Copy out the listing that follows, exactly, without its pictures.
>> Begin
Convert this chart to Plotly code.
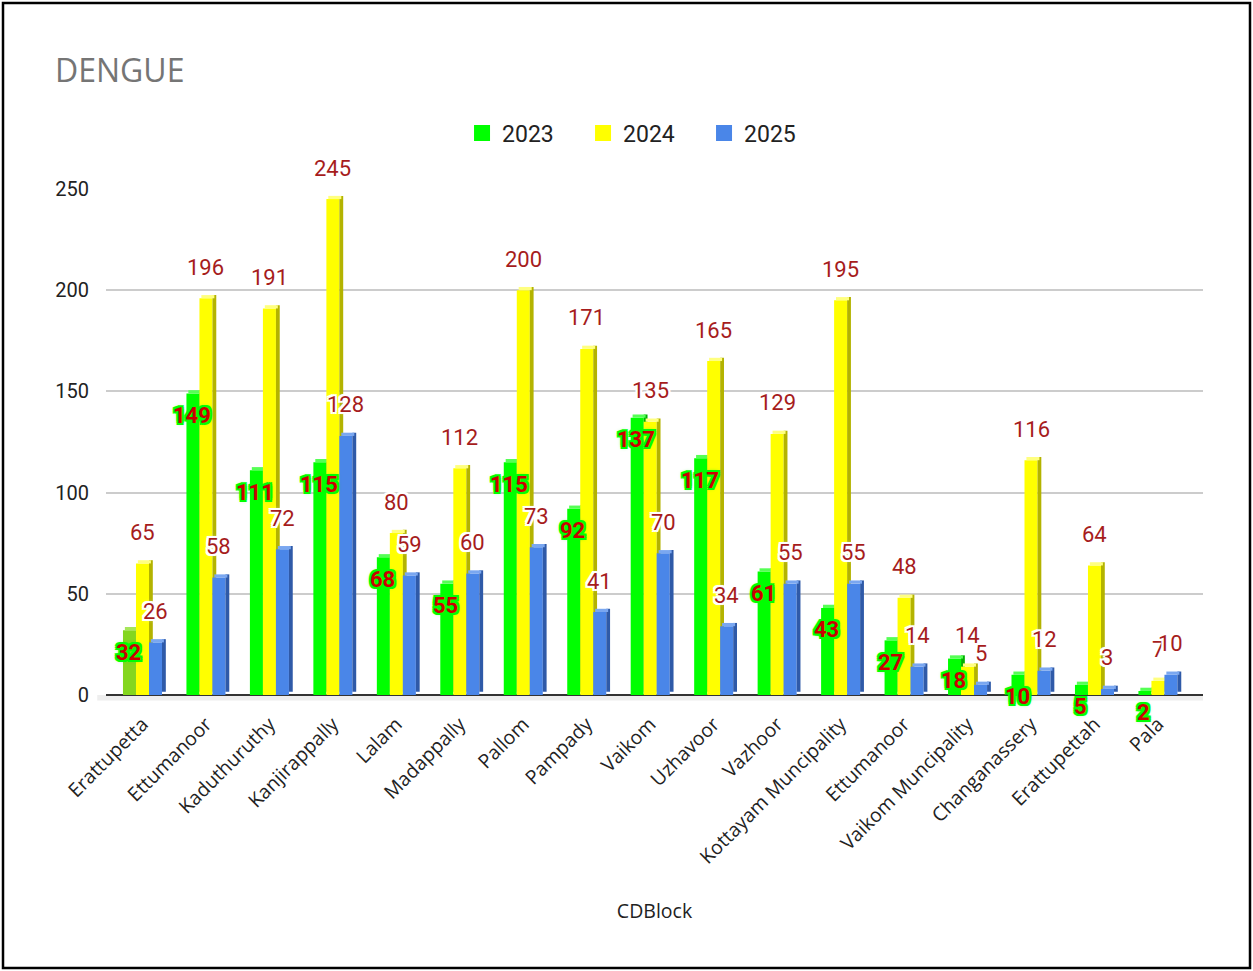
import plotly.graph_objects as go

categories = ["Erattupetta", "Ettumanoor", "Kaduthuruthy", "Kanjirappally", "Lalam",
              "Madappally", "Pallom", "Pampady", "Vaikom", "Uzhavoor", "Vazhoor",
              "Kottayam Muncipality", "Ettumanoor", "Vaikom Muncipality",
              "Changanassery", "Erattupettah", "Pala"]
y2023 = [32, 149, 111, 115, 68, 55, 115, 92, 137, 117, 61, 43, 27, 18, 10, 5, 2]
y2024 = [65, 196, 191, 245, 80, 112, 200, 171, 135, 165, 129, 195, 48, 14, 116, 64, 7]
y2025 = [26, 58, 72, 128, 59, 60, 73, 41, 70, 34, 55, 55, 14, 5, 12, 3, 10]
series_names = ["2023", "2024", "2025"]
yticks = [0, 50, 100, 150, 200, 250]

x = list(range(len(categories)))

# geometry (in category units / value units)
FACE_W = 0.205
SIDE_W = 0.06
DEPTH = 1.6
offsets = [-0.3075, -0.1025, 0.1025]

face_colors = [["#84d61f"] + ["#00ff00"] * (len(x) - 1), "#ffff00", "#4a86e8"]
side_colors = [["#5e9a16"] + ["#00b000"] * (len(x) - 1), "#b3b300", "#2f5aa8"]
top_colors = [["#a6e65a"] + ["#55ff55"] * (len(x) - 1), "#ffff80", "#7aa7f0"]

fig = go.Figure()
for s, vals in enumerate([y2023, y2024, y2025]):
    off = offsets[s]
    # front face
    fig.add_trace(go.Bar(x=x, y=vals, offset=off, width=FACE_W,
                         marker=dict(color=face_colors[s], line=dict(width=0)),
                         showlegend=False, hoverinfo="skip"))
    # side face (3D depth)
    fig.add_trace(go.Bar(x=x, y=vals, base=[DEPTH] * len(x), offset=off + FACE_W,
                         width=SIDE_W,
                         marker=dict(color=side_colors[s], line=dict(width=0)),
                         showlegend=False, hoverinfo="skip"))
    # top face
    fig.add_trace(go.Bar(x=x, y=[DEPTH] * len(x), base=vals, offset=off + SIDE_W / 2,
                         width=FACE_W,
                         marker=dict(color=top_colors[s], line=dict(width=0)),
                         showlegend=False, hoverinfo="skip"))

# legend entries
for name, col in zip(series_names, ["#00ff00", "#ffff00", "#4a86e8"]):
    fig.add_trace(go.Scatter(x=[None], y=[None], mode="markers", name=name,
                             marker=dict(symbol="square", size=22, color=col,
                                         line=dict(width=0))))

def halo(c, r=2):
    parts = []
    for dx in (-r, 0, r):
        for dy in (-r, 0, r):
            if dx or dy:
                parts.append(f"{dx}px {dy}px 0 {c}")
    parts.append(f"0 0 4px {c}")
    return ", ".join(parts)

annotations = []
for i, v in enumerate(y2023):
    annotations.append(dict(x=i + offsets[0] + FACE_W / 2, y=v, xref="x", yref="y",
                            text=str(v), showarrow=False, yshift=-22, xshift=-1,
                            font=dict(family="Roboto", size=22, color="#cc0000",
                                      weight="bold", shadow=halo("#00ff00"))))
for i, v in enumerate(y2024):
    annotations.append(dict(x=i + offsets[1] + FACE_W / 2, y=v, xref="x", yref="y",
                            text=str(v), showarrow=False, yshift=31,
                            font=dict(family="Roboto", size=22, color="#a61c1c",
                                      shadow=halo("#ffffff"))))
for i, v in enumerate(y2025):
    annotations.append(dict(x=i + offsets[2] + FACE_W / 2, y=v, xref="x", yref="y",
                            text=str(v), showarrow=False, yshift=31,
                            font=dict(family="Roboto", size=22, color="#a61c1c",
                                      shadow=halo("#ffffff"))))

fig.update_layout(
    width=1253, height=971,
    margin=dict(l=106, r=50, t=189, b=276, autoexpand=False),
    paper_bgcolor="white", plot_bgcolor="white",
    barmode="overlay",
    title=dict(text="DENGUE", x=55 / 1253, xanchor="left", y=1 - 71 / 971,
               yanchor="middle", xref="container", yref="container",
               font=dict(family="Open Sans", size=32, color="#757575")),
    legend=dict(orientation="h", x=0.49, xanchor="center", y=1.1107,
                yanchor="middle", font=dict(family="Roboto", size=23, color="#222222"),
                itemwidth=30, entrywidth=76, entrywidthmode="pixels"),
    xaxis=dict(range=[-0.575, 16.71], tickmode="array", tickvals=x,
               ticktext=categories, tickangle=-45, showgrid=False, zeroline=False,
               showline=False, ticks="", ticklabelstandoff=13,
               tickfont=dict(family="Open Sans", size=19.5, color="#222222"),
               title=dict(text="CDBlock", standoff=36,
                          font=dict(family="Open Sans", size=19.5, color="#222222"))),
    yaxis=dict(range=[0, 250], tickmode="array", tickvals=yticks,
               showgrid=True, gridcolor="#cccccc", gridwidth=1.5,
               zeroline=True, zerolinecolor="#333333", zerolinewidth=2,
               showline=False, ticks="", ticklabelstandoff=16,
               tickfont=dict(family="Roboto", size=20, color="#222222")),
    annotations=annotations,
    shapes=[
        dict(type="rect", xref="paper", yref="paper",
             x0=(3 - 106) / 1097, x1=(1250 - 106) / 1097,
             y0=(695 - 968) / 506, y1=(695 - 3) / 506,
             line=dict(color="black", width=2.5), fillcolor="rgba(0,0,0,0)"),
        dict(type="rect", xref="paper", yref="paper", layer="below",
             x0=-0.008, x1=1.0, y0=-0.011, y1=0,
             line=dict(width=0), fillcolor="#eeeeee"),
    ],
)

fig.write_html("out.html")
>> End
● RESPONSE:
Convert this chart to Plotly code.
import plotly.graph_objects as go

categories = ["Erattupetta", "Ettumanoor", "Kaduthuruthy", "Kanjirappally", "Lalam",
              "Madappally", "Pallom", "Pampady", "Vaikom", "Uzhavoor", "Vazhoor",
              "Kottayam Muncipality", "Ettumanoor", "Vaikom Muncipality",
              "Changanassery", "Erattupettah", "Pala"]
y2023 = [32, 149, 111, 115, 68, 55, 115, 92, 137, 117, 61, 43, 27, 18, 10, 5, 2]
y2024 = [65, 196, 191, 245, 80, 112, 200, 171, 135, 165, 129, 195, 48, 14, 116, 64, 7]
y2025 = [26, 58, 72, 128, 59, 60, 73, 41, 70, 34, 55, 55, 14, 5, 12, 3, 10]
series_names = ["2023", "2024", "2025"]
yticks = [0, 50, 100, 150, 200, 250]

x = list(range(len(categories)))

# geometry (in category units / value units)
FACE_W = 0.205
SIDE_W = 0.06
DEPTH = 1.6
offsets = [-0.3075, -0.1025, 0.1025]

face_colors = [["#84d61f"] + ["#00ff00"] * (len(x) - 1), "#ffff00", "#4a86e8"]
side_colors = [["#5e9a16"] + ["#00b000"] * (len(x) - 1), "#b3b300", "#2f5aa8"]
top_colors = [["#a6e65a"] + ["#55ff55"] * (len(x) - 1), "#ffff80", "#7aa7f0"]

fig = go.Figure()
for s, vals in enumerate([y2023, y2024, y2025]):
    off = offsets[s]
    # front face
    fig.add_trace(go.Bar(x=x, y=vals, offset=off, width=FACE_W,
                         marker=dict(color=face_colors[s], line=dict(width=0)),
                         showlegend=False, hoverinfo="skip"))
    # side face (3D depth)
    fig.add_trace(go.Bar(x=x, y=vals, base=[DEPTH] * len(x), offset=off + FACE_W,
                         width=SIDE_W,
                         marker=dict(color=side_colors[s], line=dict(width=0)),
                         showlegend=False, hoverinfo="skip"))
    # top face
    fig.add_trace(go.Bar(x=x, y=[DEPTH] * len(x), base=vals, offset=off + SIDE_W / 2,
                         width=FACE_W,
                         marker=dict(color=top_colors[s], line=dict(width=0)),
                         showlegend=False, hoverinfo="skip"))

# legend entries
for name, col in zip(series_names, ["#00ff00", "#ffff00", "#4a86e8"]):
    fig.add_trace(go.Scatter(x=[None], y=[None], mode="markers", name=name,
                             marker=dict(symbol="square", size=22, color=col,
                                         line=dict(width=0))))

def halo(c, r=2):
    parts = []
    for dx in (-r, 0, r):
        for dy in (-r, 0, r):
            if dx or dy:
                parts.append(f"{dx}px {dy}px 0 {c}")
    parts.append(f"0 0 4px {c}")
    return ", ".join(parts)

annotations = []
for i, v in enumerate(y2023):
    annotations.append(dict(x=i + offsets[0] + FACE_W / 2, y=v, xref="x", yref="y",
                            text=str(v), showarrow=False, yshift=-22, xshift=-1,
                            font=dict(family="Roboto", size=22, color="#cc0000",
                                      weight="bold", shadow=halo("#00ff00"))))
for i, v in enumerate(y2024):
    annotations.append(dict(x=i + offsets[1] + FACE_W / 2, y=v, xref="x", yref="y",
                            text=str(v), showarrow=False, yshift=31,
                            font=dict(family="Roboto", size=22, color="#a61c1c",
                                      shadow=halo("#ffffff"))))
for i, v in enumerate(y2025):
    annotations.append(dict(x=i + offsets[2] + FACE_W / 2, y=v, xref="x", yref="y",
                            text=str(v), showarrow=False, yshift=31,
                            font=dict(family="Roboto", size=22, color="#a61c1c",
                                      shadow=halo("#ffffff"))))

fig.update_layout(
    width=1253, height=971,
    margin=dict(l=106, r=50, t=189, b=276, autoexpand=False),
    paper_bgcolor="white", plot_bgcolor="white",
    barmode="overlay",
    title=dict(text="DENGUE", x=55 / 1253, xanchor="left", y=1 - 71 / 971,
               yanchor="middle", xref="container", yref="container",
               font=dict(family="Open Sans", size=32, color="#757575")),
    legend=dict(orientation="h", x=0.49, xanchor="center", y=1.1107,
                yanchor="middle", font=dict(family="Roboto", size=23, color="#222222"),
                itemwidth=30, entrywidth=76, entrywidthmode="pixels"),
    xaxis=dict(range=[-0.575, 16.71], tickmode="array", tickvals=x,
               ticktext=categories, tickangle=-45, showgrid=False, zeroline=False,
               showline=False, ticks="", ticklabelstandoff=13,
               tickfont=dict(family="Open Sans", size=19.5, color="#222222"),
               title=dict(text="CDBlock", standoff=36,
                          font=dict(family="Open Sans", size=19.5, color="#222222"))),
    yaxis=dict(range=[0, 250], tickmode="array", tickvals=yticks,
               showgrid=True, gridcolor="#cccccc", gridwidth=1.5,
               zeroline=True, zerolinecolor="#333333", zerolinewidth=2,
               showline=False, ticks="", ticklabelstandoff=16,
               tickfont=dict(family="Roboto", size=20, color="#222222")),
    annotations=annotations,
    shapes=[
        dict(type="rect", xref="paper", yref="paper",
             x0=(3 - 106) / 1097, x1=(1250 - 106) / 1097,
             y0=(695 - 968) / 506, y1=(695 - 3) / 506,
             line=dict(color="black", width=2.5), fillcolor="rgba(0,0,0,0)"),
        dict(type="rect", xref="paper", yref="paper", layer="below",
             x0=-0.008, x1=1.0, y0=-0.011, y1=0,
             line=dict(width=0), fillcolor="#eeeeee"),
    ],
)

fig.write_html("out.html")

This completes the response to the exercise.